I work at Enterpret, where we help customers learn from their users’ feedback. We have an instance deployed that we can Enterpret on Enterpret — it’s built on the feedback that our own customers have shared about Enterpret. I spend a significant amount of time before any user interview doing three things:
I find, and consume the feedback shared by the particular user. Enterpret makes this easy, because I can just search for the user’s name / email and consume summarised insights, and quickly get a gist of their voice, along with relevant quotes.
I watch their user sessions on Full Story to get a subjective of understanding how they use our product.
I analyse their quantified product usage on Amplitude to get a wider perspective of their frequency of usage and different journeys.
This exploration, while time-taking, tremendously helps understand the user better. Which in turn helps ask more relevant questions, and elicit specific answers and user stories.
Script
User interviews should not be scripted. It’s not a series of questions and answers. If you end up following a written set of questions, down to the letter, you probably did not do a very good job. Yet, it’s a good idea to have a script to ground your conversation. The nuance here is how this script is structured, and how it should be used.

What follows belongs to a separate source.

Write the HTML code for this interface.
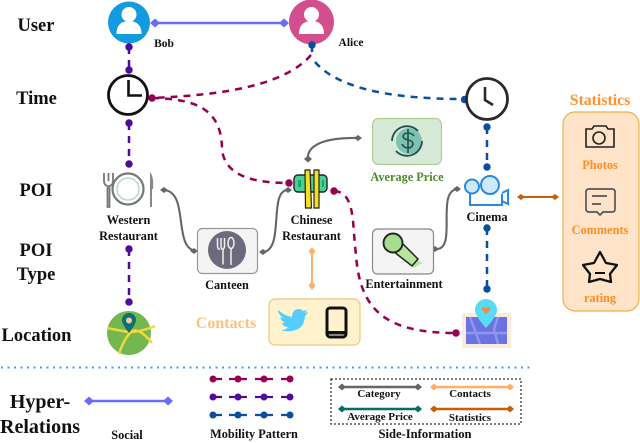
<!DOCTYPE html>
<html><head><meta charset="utf-8"><style>
html,body{margin:0;padding:0;background:#fff;width:640px;height:443px;overflow:hidden}
svg{display:block}
text{font-family:"Liberation Serif",serif;font-weight:bold;text-anchor:middle;fill:#111}
.d{fill:none;stroke-width:2.500;stroke-dasharray:7 6}
.g{fill:none;stroke:#666;stroke-width:2.100}
.s{font-size:12.300px}
</style></head><body>
<svg width="640" height="443" viewBox="0 0 640 443" xmlns="http://www.w3.org/2000/svg">
<defs>
<symbol id="user" viewBox="0 0 44 44" overflow="visible"><circle cx="22" cy="14.500" r="7.500" fill="#fff"/><path d="M9.500 34c0-9 5-13 12.500-13s12.500 4 12.500 13z" fill="#fff"/></symbol>
</defs>
<!-- row labels -->
<text x="36" y="31" style="font-size:18.500px">User</text>
<text x="36.500" y="104" style="font-size:18.500px">Time</text>
<text x="36" y="196" style="font-size:18.500px">POI</text>
<text x="36" y="256" style="font-size:18.500px">POI</text>
<text x="36" y="280" style="font-size:18.500px">Type</text>
<text x="36.500" y="341" style="font-size:18.500px">Location</text>
<text x="40" y="408" style="font-size:20px">Hyper-</text>
<text x="40" y="433" style="font-size:20px">Relations</text>
<!-- Social -->
<line x1="155" y1="23" x2="284" y2="23" stroke="#6a6cff" stroke-width="2.500"/>
<path d="M150 23l5-4.500 5 4.500-5 4.500zM279 23l5-4.500 5 4.500-5 4.500z" fill="#6a6cff"/>
<circle cx="129" cy="22.500" r="21" fill="#129bdf"/>
<use href="#user" x="107" y="0" width="44" height="44"/>
<circle cx="311.500" cy="22" r="22.500" fill="#d44d8c"/>
<use href="#user" x="289.500" y="0" width="44" height="44"/>
<text x="164" y="47" class="s" style="font-size:11.500px">Bob</text>
<text x="351" y="46" class="s" style="font-size:11.500px">Alice</text>
<!-- purple -->
<path class="d" d="M129 47V70" stroke="#4f0c9c"/>
<path class="d" d="M129 123V164" stroke="#4f0c9c"/>
<path class="d" d="M129 249V302" stroke="#4f0c9c"/>
<g fill="#4f0c9c"><circle cx="129" cy="47" r="3.700"/><circle cx="129" cy="70" r="3.700"/><circle cx="129" cy="123" r="3.700"/><circle cx="129" cy="164" r="3.700"/><circle cx="129" cy="249" r="3.700"/><circle cx="129" cy="302" r="3.700"/></g>
<!-- clock 1 -->
<circle cx="128" cy="95" r="19.500" fill="#fff" stroke="#111" stroke-width="2.800"/>
<path d="M128.500 80V95.500H142" fill="none" stroke="#111" stroke-width="2.600"/>
<!-- crimson -->
<path class="d" stroke="#97004f" d="M311 55C285 85 225 95 152 98"/>
<path class="d" stroke="#97004f" d="M152 98C195 99 222 108 222 150C225 172 245 183 289 183"/>
<path class="d" stroke="#97004f" d="M334 191C356 192 352 225 356 255C360 310 385 333 456 333"/>
<g fill="#97004f"><circle cx="152" cy="98" r="3.700"/><circle cx="289" cy="183" r="3.700"/><circle cx="334" cy="191" r="3.700"/><circle cx="456" cy="333" r="3.700"/></g>
<!-- blue -->
<path class="d" stroke="#0a4f9e" d="M312 45V52"/>
<path class="d" stroke="#0a4f9e" d="M315 62C335 85 380 99 464 99"/>
<path class="d" stroke="#0a4f9e" d="M487 127V167"/>
<path class="d" stroke="#0a4f9e" d="M487 228V289"/>
<g fill="#0a4f9e"><circle cx="312" cy="45" r="3.700"/><circle cx="464.500" cy="99.500" r="3.700"/><circle cx="487" cy="127" r="3.700"/><circle cx="487" cy="167" r="3.700"/><circle cx="487" cy="228" r="3.700"/><circle cx="487" cy="289" r="3.700"/></g>
<!-- clock 2 -->
<circle cx="487" cy="99" r="20.500" fill="#fff" stroke="#2a2a2a" stroke-width="2.800"/>
<path d="M485 87V100L493 105" fill="none" stroke="#2a2a2a" stroke-width="2.600"/>
<!-- gray connectors -->
<path class="g" d="M164 190C190 192 172 250 197 251"/>
<path class="g" d="M263 252C285 250 268 190 288 190"/>
<path class="g" d="M308 160C306 145 325 137 360 138"/>
<path class="g" d="M436 249C458 250 435 190 458 189"/>
<g fill="#666"><path d="M160 190l4-3 4 3-4 3zM190 251l4-3 4 3-4 3zM259 252l4-3 4 3-4 3zM284 190l4-3 4 3-4 3zM304 159l4-3.500 4 3.500-4 3.500zM354 138l4-3 4 3-4 3zM431 249l4-3 4 3-4 3zM453 189l4-3 4 3-4 3z"/></g>
<!-- Western -->
<circle cx="128" cy="189" r="15.500" fill="#fff" stroke="#777" stroke-width="2.200"/>
<circle cx="128" cy="189" r="11" fill="none" stroke="#b5d8cc" stroke-width="1.500"/>
<path d="M104 173v8q0 4 3.500 5v21h2v-21q3.500-1 3.500-5v-8M108.500 173v8" fill="none" stroke="#777" stroke-width="1.800"/>
<path d="M150 172q4 5 3 17h-1v18h-2z" fill="#888"/>
<text x="128.500" y="224" class="s">Western</text>
<text x="128.500" y="240" class="s">Restaurant</text>
<!-- Canteen -->
<rect x="197.500" y="228.500" width="60" height="45" rx="5" fill="#f4f4f4" stroke="#999" stroke-width="1.200"/>
<circle cx="227" cy="250" r="19" fill="#6d6a7d"/>
<path d="M221 238v8q0 3 2 3.500v15M217.500 238v8q0 3 2.500 3.500M224.500 238v8q0 3-2.500 3.500" fill="none" stroke="#f0f0f0" stroke-width="1.500"/>
<ellipse cx="231" cy="243" rx="3" ry="5.500" fill="none" stroke="#f0f0f0" stroke-width="1.500"/>
<path d="M231 249v16" stroke="#f0f0f0" stroke-width="1.500"/>
<text x="227" y="289" class="s">Canteen</text>
<!-- Chopsticks -->
<rect x="294" y="175" width="33" height="17" rx="4" fill="#4fce9b" stroke="#222" stroke-width="1.400"/>
<rect x="298" y="180" width="3" height="7" fill="#1a6"/>
<rect x="322" y="180" width="2" height="7" fill="#1a6"/>
<path d="M305 170h5l1.500 38h-6zM314 170h5l0 38h-5z" fill="#f4e01c" stroke="#222" stroke-width="1.200"/>
<text x="311.500" y="224" class="s">Chinese</text>
<text x="311.500" y="240" class="s">Restaurant</text>
<!-- Orange contact -->
<path d="M312 252V285" stroke="#ffb06a" stroke-width="2"/>
<path d="M312 247l3.500 4.500-3.500 4.500-3.500-4.500zM312 281l3.500 4.500-3.500 4.500-3.500-4.500z" fill="#ffb06a"/>
<text x="226" y="328" style="font-size:16px;fill:#ffc07a">Contacts</text>
<rect x="269" y="299" width="91" height="46" rx="6" fill="#fff2cd" stroke="#e9c878" stroke-width="1.200"/>
<path d="M278 310q7 6 14 7q0-7 6-8q4 0 5 2l4-1-2 3 3-1q-2 3-3 4q-1 14-14 15q-5 1-10-1q5 0 7-3q-5 0-6-4q1 0 3 0q-4-2-5-6q1 1 3 1q-5-4-5-8z" fill="#56ccff"/>
<rect x="327" y="308" width="19" height="29" rx="3" fill="#fff2cd" stroke="#111" stroke-width="3"/>
<rect x="326" y="331" width="21" height="3.500" fill="#111"/>
<!-- Location -->
<circle cx="129" cy="333" r="22" fill="#73b84e"/>
<path d="M107 328q15 3 22 4q12 0 26-6M119 354q5-16 13-23q8-3 20 12" fill="none" stroke="#f4d640" stroke-width="2.500"/>
<path d="M129 333q-7-9-7-13a7 7 0 0 1 14 0q0 4-7 13z" fill="#0c6f73"/>
<circle cx="129" cy="320.500" r="3" fill="#f6c9a4"/>
<!-- Average Price -->
<rect x="372.500" y="118.500" width="69" height="46" rx="6" fill="#d6e8d6" stroke="#a9cf95" stroke-width="1.200"/>
<circle cx="409" cy="141" r="13" fill="#7fc2b4"/>
<path d="M392 141a15 15 0 0 1 26-10M422 141a15 15 0 0 1-26 10" fill="none" stroke="#1f4f4b" stroke-width="1.800"/>
<path d="M414 136q-2-3-6-3t-5 3q0 3 5 4t5 4q-1 4-5 4t-6-4M408 129v24" fill="none" stroke="#1f4f4b" stroke-width="1.600"/>
<text x="407" y="181" class="s" style="fill:#4f8a2c">Average Price</text>
<!-- Entertainment -->
<rect x="372.500" y="229" width="61" height="45" rx="5" fill="#f4f4f4" stroke="#888" stroke-width="1.200"/>
<path d="M408 262l6-4 8 5-8 5z" fill="#b6e59b"/>
<path d="M397 238l-8 10 23 18 6-7z" fill="#b6e59b" stroke="#222" stroke-width="1.500"/>
<circle cx="393" cy="243" r="9.500" fill="#a6dc8e" stroke="#222" stroke-width="1.900"/>
<text x="404" y="288" class="s">Entertainment</text>
<!-- Cinema -->
<path d="M470 194v11h32v-11M502 193l6-3v14l-6-3" fill="#fff" stroke="#2589e6" stroke-width="2"/>
<circle cx="472" cy="186.500" r="7" fill="#cfe9fb" stroke="#2589e6" stroke-width="2"/>
<circle cx="490" cy="185" r="9" fill="#cfe9fb" stroke="#2589e6" stroke-width="2"/>
<text x="487" y="221" class="s">Cinema</text>
<!-- POI location map -->
<rect x="462" y="313" width="49" height="35" fill="#fcebdd"/>
<rect x="466" y="317" width="41" height="27" fill="#6b73e0"/>
<path d="M470 317l10 27M466 333h41M498 317l-4 12 4 15" fill="none" stroke="#8e96ee" stroke-width="2.500"/>
<path d="M486 328q-11-12-11-18a11 11 0 0 1 22 0q0 6-11 18z" fill="#57dcf2"/>
<path d="M486 314l-4-4q-1-3 2-3l2 1 2-1q3 0 2 3z" fill="#f08a55"/>
<!-- Statistics -->
<text x="600" y="105" style="font-size:15.800px;fill:#ff9233">Statistics</text>
<rect x="563" y="112" width="76" height="199" rx="12" fill="#ffe4c9" stroke="#e8b24c" stroke-width="1.200"/>
<path d="M520 197H556" stroke="#c85f08" stroke-width="2"/>
<path d="M517 197l4-3 4 3-4 3zM551 197l4-3 4 3-4 3z" fill="#c85f08"/>
<path d="M586 129h6l2-3h12l2 3h6v18h-28z" fill="none" stroke="#222" stroke-width="1.600"/>
<circle cx="599" cy="138" r="6" fill="none" stroke="#222" stroke-width="1.600"/>
<text x="600" y="169" class="s" style="fill:#ff8c22">Photos</text>
<path d="M589 189h23q3 0 3 3v17q0 3-3 3h-9l-3 3-3-3h-8q-3 0-3-3v-17q0-3 3-3z" fill="none" stroke="#555" stroke-width="1.700"/>
<path d="M592 196h15M592 204h9" stroke="#555" stroke-width="1.700"/>
<text x="600" y="234" class="s" style="fill:#ff8c22">Comments</text>
<path d="M600 252l6 11 11 2-7 9 1 8-11-3-11 3 1-8-7-9 11-2z" fill="none" stroke="#111" stroke-width="2.300" stroke-linejoin="round"/>
<path d="M595 273h10" stroke="#111" stroke-width="2"/>
<text x="600" y="302" class="s" style="fill:#ff8c22">rating</text>
<!-- separator -->
<line x1="1" y1="367.500" x2="533" y2="367.500" stroke="#3aa0f5" stroke-width="2" stroke-dasharray="2 4.500"/>
<!-- legend social -->
<line x1="89" y1="401" x2="168" y2="401" stroke="#6a6cff" stroke-width="2.500"/>
<path d="M84 401l5-4.500 5 4.500-5 4.500zM163 401l5-4.500 5 4.500-5 4.500z" fill="#6a6cff"/>
<text x="127" y="439" class="s">Social</text>
<!-- mobility -->
<g stroke-width="2.200">
<g stroke="#97004f" fill="#97004f"><path d="M213 379h9M229 379h18M255 379h18M281 379h9"/><g stroke="none"><circle cx="213" cy="379" r="3.500"/><circle cx="238" cy="379" r="3.500"/><circle cx="264" cy="379" r="3.500"/><circle cx="290" cy="379" r="3.500"/></g></g>
<g stroke="#4f0c9c" fill="#4f0c9c"><path d="M213 397h9M229 397h18M255 397h18M281 397h9"/><g stroke="none"><circle cx="213" cy="397" r="3.500"/><circle cx="238" cy="397" r="3.500"/><circle cx="264" cy="397" r="3.500"/><circle cx="290" cy="397" r="3.500"/></g></g>
<g stroke="#0a4f9e" fill="#0a4f9e"><path d="M213 415h9M229 415h18M255 415h18M281 415h9"/><g stroke="none"><circle cx="213" cy="415" r="3.500"/><circle cx="238" cy="415" r="3.500"/><circle cx="264" cy="415" r="3.500"/><circle cx="290" cy="415" r="3.500"/></g></g>
</g>
<text x="254" y="438" class="s">Mobility Pattern</text>
<!-- side info -->
<rect x="331" y="379" width="190" height="45" fill="none" stroke="#333" stroke-width="1.300" stroke-dasharray="2 2"/>
<g stroke-width="2.500">
<path d="M340 387H420" stroke="#666"/><path d="M338 387l4-3.500 4 3.500-4 3.500zM414 387l4-3.500 4 3.500-4 3.500z" fill="#666"/>
<path d="M433 387H511" stroke="#ffb06a"/><path d="M430 387l4-3.500 4 3.500-4 3.500zM506 387l4-3.500 4 3.500-4 3.500z" fill="#ffb06a"/>
<path d="M340 409H420" stroke="#0c6a6a"/><path d="M338 409l4-3.500 4 3.500-4 3.500zM414 409l4-3.500 4 3.500-4 3.500z" fill="#0c6a6a"/>
<path d="M433 409H511" stroke="#c85f08"/><path d="M430 409l4-3.500 4 3.500-4 3.500zM506 409l4-3.500 4 3.500-4 3.500z" fill="#c85f08"/>
</g>
<text x="379" y="397" style="font-size:11px">Category</text>
<text x="470" y="397" style="font-size:11px">Contacts</text>
<text x="380" y="420" style="font-size:11px">Average Price</text>
<text x="470" y="421" style="font-size:11px">Statistics</text>
<text x="425" y="438" style="font-size:12.600px">Side-Information</text>
</svg>
</body></html>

Your interview script should be a collection of relevant open-ended prompts that help start conversations where your users feel encouraged to share specifics of their experience of using your product — the good, the bad, and especially the ugly. The Why? and Who? from the last two sections are the basis of this script, and as for framing questions, Eric Migicovsky’s framework is a must-watch pre-requisite, in my opinion.
Team Up
As humans, we are biased. As Product Managers, we are biased. It’s immensely helpful to have someone else in the room. Your colleague can help take notes, keep an eye on the clock, jump in with interesting perspectives and questions, and above everything else, when you’re discussing takeaways, help you check your biases as you distill your thoughts.
Breathe
Relax. You’re talking to fellow human being. Ask them about their day, share what your dog did this morning. Have an actual, pleasant conversation. When you think about it, it’s a such a positive setting! Here’s a person who believes in your ability to help solve their problems, and is willing to share their views and insights with you to help you build a product that people want! Make the most of it.
That’s it! I hope you found this post useful. I’ll work on sharing what I’ve been learning on the best practices to follow during a user interview, and some thoughts on distilling takeaways after one in the coming weeks. Do share your thoughts and comments!